How to find gigs:
[…”I’ve discovered a way to approach venues and be useful to them before even asking for a gig (and as always my knowledge is your knowledge!)…”]
Getting a shoe in the door, as a musician, is a very challenging part of what we do. There are so many musicians trying to gain a spot on the rosters of venues everywhere. When it comes to how to find gigs it’s super important to be persistent and to not quit. “Who we know” (so our connections) is often one of the best ways to be hired at a venue. But what if there’s a venue that you want to play in that you have no connections to? I’ve discovered a way to approach venues and be useful to them before even asking for a gig. As always my knowledge is your knowledge! I figured this out while living and playing music in Scotland.
Now 99.99% of the time I perform gigs that pay X amount of dollars for a determined amount of time. Exposure doesn’t cut it when you are trying to pay your bills with music. After finding a bunch of good gigs in Edinburgh I started trying something else.
The Precursor to “how to find gigs” this method
The farmers markets did not pay me to perform, but they offered me a spot to play where I knew there was a ton of foot traffic. The manager explained that they can’t pay me but that I can leave my guitar case open and that musicians usually make a lot of tips. The farmers markets happened during the daytime where I usually didn’t have any bookings. I figured, “Alright, I’ll give this a try and see if I like it”.
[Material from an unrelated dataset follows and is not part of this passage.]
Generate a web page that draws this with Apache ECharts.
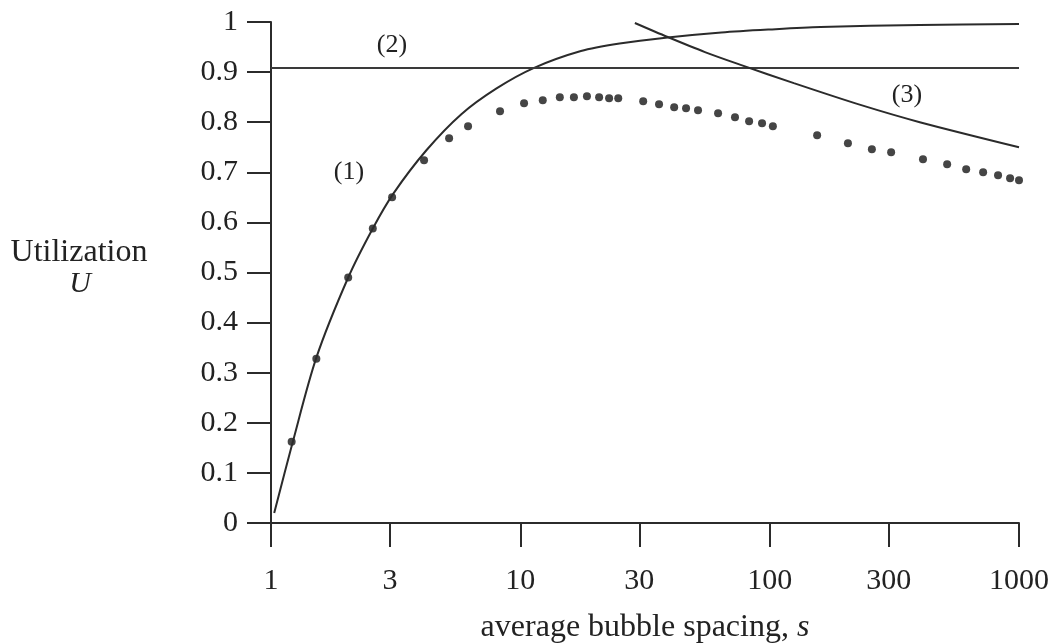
<!DOCTYPE html>
<html>
<head>
<meta charset="utf-8">
<script src="https://cdn.jsdelivr.net/npm/echarts@6/dist/echarts.min.js"></script>
<style>
  html, body { margin: 0; padding: 0; background: #fff; }
  #chart { width: 1055px; height: 644px; }
</style>
</head>
<body>
<div id="chart"></div>
<script>
// tick positions on the log axis
var xTicks = [1, 3, 10, 30, 100, 300, 1000]

// curve (1)
var curve1 = [[1.03, 0.02], [1.22, 0.16], [1.52, 0.33], [2.04, 0.49], [2.56, 0.588], [3.1, 0.658],
  [4.2, 0.744], [5.8, 0.816], [8, 0.867], [11.3, 0.908], [17.5, 0.942], [25, 0.957], [39, 0.969],
  [64, 0.979], [100, 0.985], [160, 0.99], [400, 0.994], [1000, 0.996]]

// line (2)
var line2 = [[1, 0.908], [1000, 0.908]]

// curve (3)
var curve3 = [[28.8, 0.998], [39, 0.97], [55, 0.94], [77, 0.914], [125, 0.878],
  [233, 0.834], [400, 0.8], [1000, 0.75]]

// measured points
var dots = [[1.21, 0.162], [1.52, 0.328], [2.04, 0.49], [2.56, 0.588], [3.06, 0.65], [4.11, 0.724],
  [5.18, 0.768], [6.17, 0.792], [8.29, 0.822], [10.35, 0.838], [12.3, 0.844], [14.4, 0.85],
  [16.4, 0.85], [18.5, 0.852], [20.7, 0.85], [22.7, 0.848], [24.7, 0.848], [31.1, 0.842],
  [36, 0.836], [41.4, 0.83], [46.2, 0.828], [51.6, 0.824], [62.1, 0.818], [72.6, 0.81],
  [82.7, 0.802], [93.2, 0.798], [103, 0.792], [155, 0.774], [206, 0.758], [257, 0.746],
  [307, 0.74], [412, 0.726], [515, 0.716], [614, 0.706], [718, 0.7], [824, 0.694],
  [921, 0.688], [1000, 0.684]]

var serif = '"Liberation Serif", "Times New Roman", serif'
var ink = '#2b2b2b'

var chart = echarts.init(document.getElementById('chart'))

var option = {
  backgroundColor: '#fff',
  animation: false,
  grid: { left: 271, right: 36, top: 22, bottom: 121, outerBoundsMode: 'none', containLabel: false },
  xAxis: {
    type: 'log',
    logBase: 10,
    min: 1,
    max: 1000,
    axisLine: { lineStyle: { color: ink, width: 2 } },
    axisTick: { length: 24, customValues: xTicks, lineStyle: { color: ink, width: 2 } },
    axisLabel: {
      customValues: xTicks, margin: 43, fontSize: 30, fontFamily: serif, color: '#222',
      formatter: function (v) { return String(Math.round(v)) }
    },
    splitLine: { show: false },
    minorTick: { show: false },
    name: 'average bubble spacing, {i|s}',
    nameLocation: 'middle',
    nameGap: 89,
    nameTextStyle: {
      fontSize: 32, fontFamily: serif, color: '#222',
      rich: { i: { fontSize: 32, fontFamily: serif, fontStyle: 'italic', color: '#222' } }
    }
  },
  yAxis: {
    type: 'value',
    min: 0,
    max: 1,
    interval: 0.1,
    axisLine: { show: true, lineStyle: { color: ink, width: 2 } },
    axisTick: { show: true, length: 24, lineStyle: { color: ink, width: 2 } },
    axisLabel: { margin: 33, fontSize: 30, fontFamily: serif, color: '#222' },
    splitLine: { show: false }
  },
  graphic: [
    { type: 'text', x: 79, y: 253, style: { text: 'Utilization', font: '32px ' + serif, fill: '#222', textAlign: 'center', textVerticalAlign: 'middle' } },
    { type: 'text', x: 80, y: 284, style: { text: 'U', font: 'italic 30px ' + serif, fill: '#222', textAlign: 'center', textVerticalAlign: 'middle' } },
    { type: 'text', x: 392, y: 45, style: { text: '(2)', font: '26px ' + serif, fill: '#222', textAlign: 'center', textVerticalAlign: 'middle' } },
    { type: 'text', x: 349, y: 172, style: { text: '(1)', font: '26px ' + serif, fill: '#222', textAlign: 'center', textVerticalAlign: 'middle' } },
    { type: 'text', x: 907, y: 95, style: { text: '(3)', font: '26px ' + serif, fill: '#222', textAlign: 'center', textVerticalAlign: 'middle' } }
  ],
  series: [
    {
      name: '(1)', type: 'line', data: curve1, smooth: 0.3, showSymbol: false,
      lineStyle: { color: ink, width: 2 }
    },
    {
      name: '(2)', type: 'line', data: line2, showSymbol: false,
      lineStyle: { color: '#3a3a3a', width: 2 }
    },
    {
      name: '(3)', type: 'line', data: curve3, smooth: 0.3, showSymbol: false,
      lineStyle: { color: ink, width: 2 }
    },
    {
      name: 'points', type: 'scatter', data: dots, symbolSize: 8,
      itemStyle: { color: '#161616' }
    }
  ]
}

chart.setOption(option)
</script>
</body>
</html>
I loved it. The marketplace was vibrant, full of people enjoying their weekends, eating delicious foods, drinking aromatic coffees, trying vegan specialty items, etc. There was so much going on and it was great getting to know the vendors. I ended up making pretty decent money (usually between £80-100.00 which I would not have made if I had decided to simply stay home). On top of this I was handing out business cards and was able to book a few private parties for both vendors and guests of the market.
Another hidden perk of playing the market
The merchants would also give me free foods like cheeses, breads, salads, meats, sweets, etc. I can’t say enough good things about playing the market. The downside was that it rained a lot in Scotland and it would be pretty slow at the market on a rainy day. But as I was pretty busy with actual paying gigs I didn’t mind taking that chance most times. As you can see by my performance schedule I still busk at marketplaces (and love it)!
So how does this equal learning how to find gigs?
This brings me to when I found this “back way” in to perform at venues. From “busking” at the market I had a bunch of change, £80-200 a week sometimes. I wanted to use the money I made but didn’t want to pay in coins. On my way to the bank to deposit the coins I passed by a local pub. I wanted to perform at this pub and never really had an “in”. They weren’t too busy because it was the early afternoon. I decided I’d ask the pub if they wanted to trade my change for paper notes.
The manager behind the bar was delighted to have the change since bars always need change and I saved her a trip to the bank. As we counted my coins we chatted. I knew they had live music in there very frequently so I mentioned “ya, I made this money playing music at the market on the weekend, these were my tips”.
Providing value changes the playing field
I was able to introduce myself as a musician while offering something of value to the pub. It’s great to go to a venue and ask for a gig. You might get a good response or you may get shot down. Using this trick really gotten me a shoe in the door though. Offering something of value to the venue’s manager allowed me to establish a great rapport. It wasn’t long before she booked me in to perform. She also spoke about me with some of her friends who were managers at other pubs. I was booked in to play paid gigs there as well.
Maybe this method can help you!
That’s how I discovered this method. I’m not saying you can only do this if you busk, that’s just how it worked out for me having that link to the market. I’m not really a busker, as I’ve mentioned, but I was able to use the change I made busking to legitimize myself to a venue. This resulted in me being hired in as a performer. Whether you get change by busking, or from tips at paid gigs, or by saving change, it’s all the same.
I applied this trick to a couple of other bars and it worked every time. It even worked in places where live music wasn’t really a thing. the manager/staff would recommend other places I could go looking for work. They even put in a good word for me.
Providing something of value sets you apart from the competition who is going in “asking for something”. If you go in “giving something” you stand a chance to have that “giving” reciprocated.
I hope this articles has helped you to learn how to book gigs new places as well as forge some new relationships in your city’s music scene. Good luck!